Однажды его постигла катастрофа — эмболия. Он лишился способности общаться словами. Несколько месяцев он не мог говорить, читать и писать. Самым ужасным было то, что он утратил бесценную, на его взгляд, способность: не мог больше видеть сны. С помощью врачей он вновь обрел силу и настойчивость. Гринсон заново научился читать, говорить, писать. Однажды, просыпаясь, он вспомнил, что увидел сон. После этого он смог на некоторое время вернуться к тому, что было самой большой его радостью, — клинической работе. Самой большой радостью и самым большим даром: мыслить и писать о природе психоанализа. Но его речь так и не стала полностью нормальной, хотя Гринсон с большим мужеством прочел еще несколько лекций, участвовал в обсуждении статей других авторов и «круглых столах».

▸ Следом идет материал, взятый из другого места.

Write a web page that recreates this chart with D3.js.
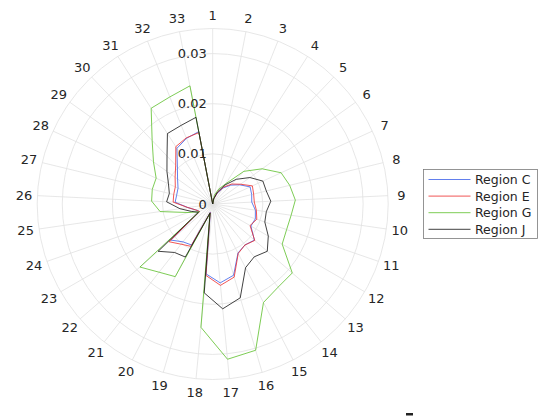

Постепенно Роми был вынужден отказаться от этих занятий, потому что его сердце не могло больше их выносить. В итоге у него не осталось ничего. Работа и любовь — таков был девиз его жизни. С одним уточнением: для человека, прожившего свою жизнь хорошо, работа — это любовь.

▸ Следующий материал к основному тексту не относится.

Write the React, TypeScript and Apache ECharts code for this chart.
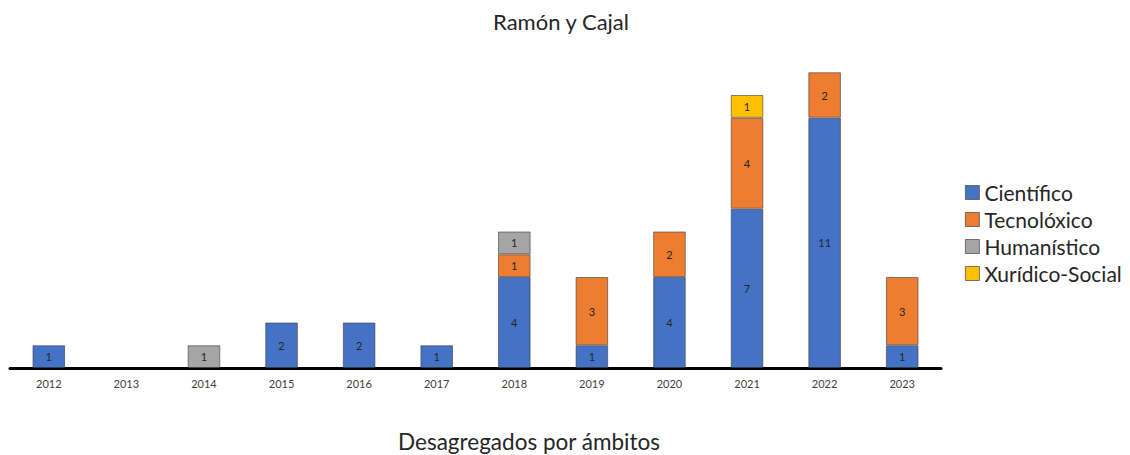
import React, { useEffect, useRef } from "react";
import * as echarts from "echarts";

const years = ["2012", "2013", "2014", "2015", "2016", "2017", "2018", "2019", "2020", "2021", "2022", "2023"];
const cientifico = [1, 0, 0, 2, 2, 1, 4, 1, 4, 7, 11, 1];
const tecnoloxico = [0, 0, 0, 0, 0, 0, 1, 3, 2, 4, 2, 3];
const humanistico = [0, 0, 1, 0, 0, 0, 1, 0, 0, 0, 0, 0];
const xuridico = [0, 0, 0, 0, 0, 0, 0, 0, 0, 1, 0, 0];

const seriesDefs = [
  { name: "Científico", data: cientifico, color: "#4472C4" },
  { name: "Tecnolóxico", data: tecnoloxico, color: "#ED7D31" },
  { name: "Humanístico", data: humanistico, color: "#A5A5A5" },
  { name: "Xurídico-Social", data: xuridico, color: "#FFC000" },
];

const FONT = "Lato, 'Open Sans', sans-serif";

export default function App() {
  const ref = useRef<HTMLDivElement>(null);
  useEffect(() => {
    const chart = echarts.init(ref.current!, null, { renderer: "svg" });
    chart.setOption({
      animation: false,
      backgroundColor: "#ffffff",
      title: [
        {
          text: "Ramón y Cajal",
          left: 556,
          top: 5,
          textAlign: "center",
          textStyle: { fontFamily: FONT, fontSize: 22, fontWeight: "normal", color: "#262626" },
        },
        {
          text: "Desagregados por ámbitos",
          left: 524,
          top: 425,
          textAlign: "center",
          textStyle: { fontFamily: FONT, fontSize: 22.5, fontWeight: "normal", color: "#262626" },
        },
      ],
      legend: {
        orient: "vertical",
        left: 960,
        top: 177,
        itemWidth: 14,
        itemHeight: 14,
        itemGap: 6,
        icon: "rect",
        textStyle: { fontFamily: FONT, fontSize: 21, color: "#262626" },
        data: seriesDefs.map((s) => ({ name: s.name, itemStyle: { borderColor: "#555", borderWidth: 0.8 } })),
      },
      grid: { left: 10, right: 189, top: 49.5, bottom: 87, containLabel: false },
      xAxis: {
        type: "category",
        data: years,
        axisLine: { lineStyle: { color: "#000", width: 3 } },
        axisTick: { show: false },
        axisLabel: { fontFamily: FONT, fontSize: 11, color: "#404040", margin: 10 },
      },
      yAxis: { type: "value", min: 0, max: 14, show: false, splitLine: { show: false } },
      series: seriesDefs.map((s) => ({
        name: s.name,
        type: "bar",
        stack: "total",
        barWidth: "42%",
        data: s.data.map((v) => (v === 0 ? null : v)),
        itemStyle: { color: s.color, borderColor: "rgba(60,60,60,0.6)", borderWidth: 1 },
        label: {
          show: true,
          position: "inside",
          fontFamily: FONT,
          fontSize: 11,
          color: "#262626",
          formatter: (p: any) => (p.value ? String(p.value) : ""),
        },
      })),
    });
    return () => chart.dispose();
  }, []);
  return <div ref={ref} style={{ position: "absolute", left: 0, top: 0, width: 1130, height: 455 }} />;
}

— Работа любви — это еще ладно, — продолжил Уэкслер, слушая, как крутятся бобины в магнитофоне журналиста. — Анализ — в некоторой степени и это тоже. В значительной степени. Но мы всегда задумываемся, за кого пациент принимает своего терапевта в переносе, и реже, за кого сам терапевт принимает себя в контрпереносе: отца, мать, ребенка своего пациента? Роми не был прекраснодушным гуманистом. Скорее, противоположностью того портрета, который Штоллер нарисовал вчера. Он занимался не лечением словом, а лечением драмой, трагизмом. Это был боец, тигр, который любил запускать когти в жертву, волк, слишком часто показывавший свои слезы, чтобы в них можно было поверить. Он часто повторял странную фразу: «Нет ничего труднее, чем убедить чувство в том, что ты его действительно испытываешь». Он не верил ни во что. Он верил только в свою способность убеждать. Для него не было ничего святого — ни психоанализ, ни психиатрия, ни психология, ни обычные отношения между людьми. Он все ставил под сомнение. Он словно притягивал своим презрением правила и ограничения. Это был актер — он всегда был на сцене, всегда переписывал свою роль. Игрок.